Pour que ces missions aient les moyens de leur exécution, les citoyens acceptent cette chose tout à fait extraordinaire: ils autorisent les élus à prélever de la poche de chacun, sous forme d’impôts directs ou indirects, ou de cotisations sociales, les fonds nécessaires. Les citoyens acceptent , même en maugréant, l’obligation de payer l’impôt, que le montant de cet impôt leur plaise ou pas.

Ce qui est parfois perdu de vue, y compris d’Elus parmi les plus éminents, c’est ce que prévoient les articles 2 et 3 de la Constitution.

Cette Constitution organise, je cite, article 2, « le Gouvernement du peuple, pour le peuple, par le peuple ». « La souveraineté nationale appartient au peuple, qui l’exerce par ses représentants et par la voie du referendum », précise l’article 3, qui complète: « Aucune section du peuple ni aucun individu ne peut s’en attribuer l’exercice ».

La conséquence du pacte démocratique, c’est que le peuple souverain a le droit, et le devoir, de connaître l’utilisation faite de chaque centime d’impôt, car cet impôt, c’est son argent.

Il doit également savoir à qui il confie la gestion de fonds qui sont ses fonds, et qui, en France, représentent 58% du Produit Intérieur Brut. La connaissance du patrimoine des élus est un élément de cette connaissance, élément au demeurant insuffisant, moins important en fait que la connaissance des revenus des Ministres et des Parlementaires, revenus que les mesures prises à ce jour ne visent pas, ce qui est très significatif des limites de la démarche entreprise.
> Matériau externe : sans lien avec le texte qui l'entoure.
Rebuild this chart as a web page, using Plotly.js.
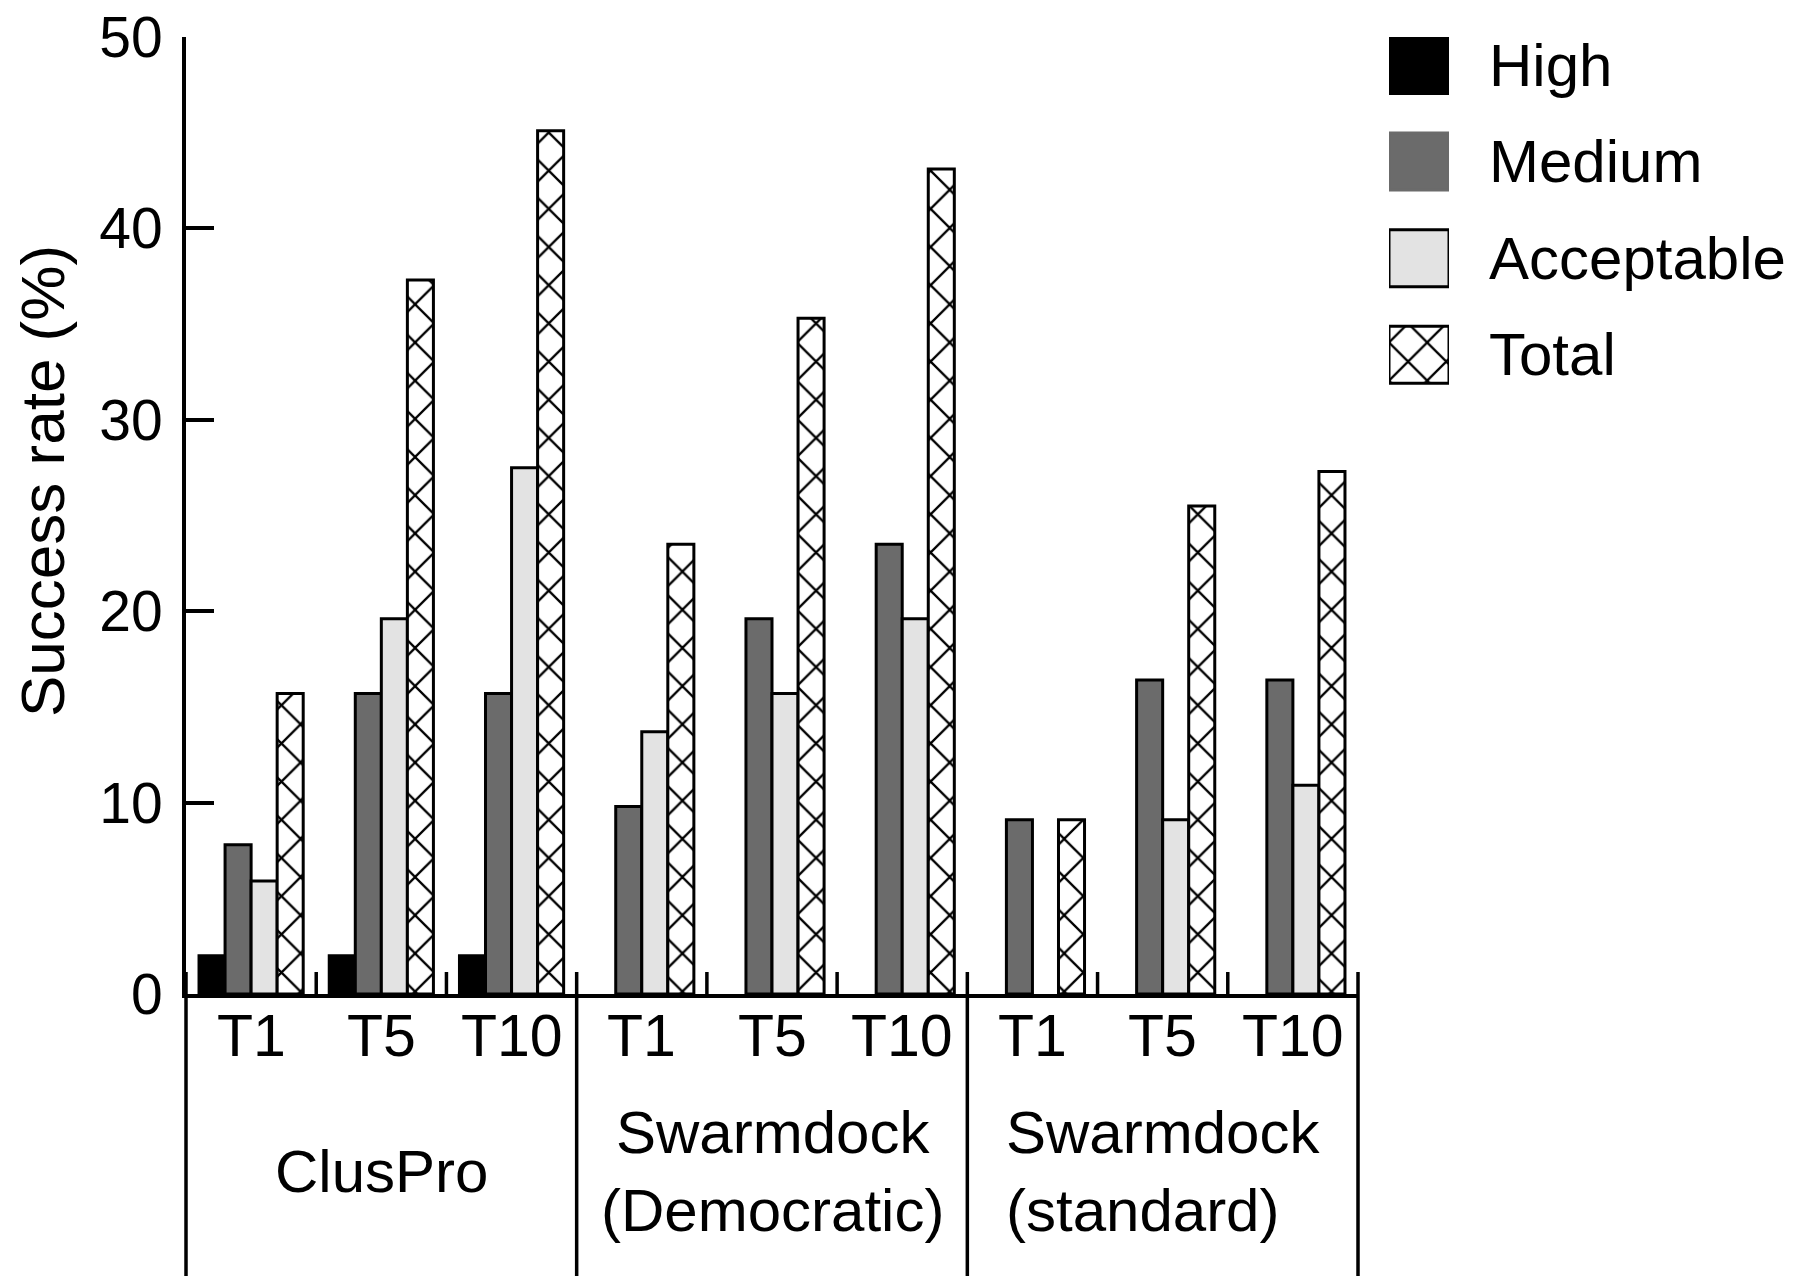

Par ailleurs, n’oublions pas que personne ne demande son avis au citoyen de base pour que les administrations, qui sont placées sous l’autorité des Elus, puissent accéder à tout moment à toute sa situation bancaire et patrimoniale.
Il est pour le moins paradoxal que ceux à qui j’ai délégué mes pouvoirs de citoyen pour gérer le mieux vivre ensemble aient accès à toutes les informations me concernant, et, qu’à l’inverse, je ne sois pas en mesure de connaître les informations les concernant alors qu’au nom de la collectivité, ils gèrent des milliards. Laquelle gestion s’opère d’ailleurs dans des conditions que le surendettement public actuel ne permet pas de qualifier d’optimales.

En réalité, la France se distingue, parmi les démocraties contemporaines, comme le pays où les relents de la Monarchie de droit divin et de l’Empire sont les plus vifs. Une fois élus, voir réélus, trop de citoyens délégués à la réalisation du mieux être collectif paraissent s’installer dans un autre univers matériel et psychologique que celui des électeurs. Une section du peuple, comme dit la Constitution, s’est, dans les faits et au mépris de cette Constitution, attribué l’exercice de la souveraineté. Le mandataire impose sa loi au mandant, aux frais de ce dernier.

Les mesures que l’actuelle majorité est entrain de mettre en place ne sont que des pas timides sur le long chemin d’une véritable démocratie française du 21ème siécle.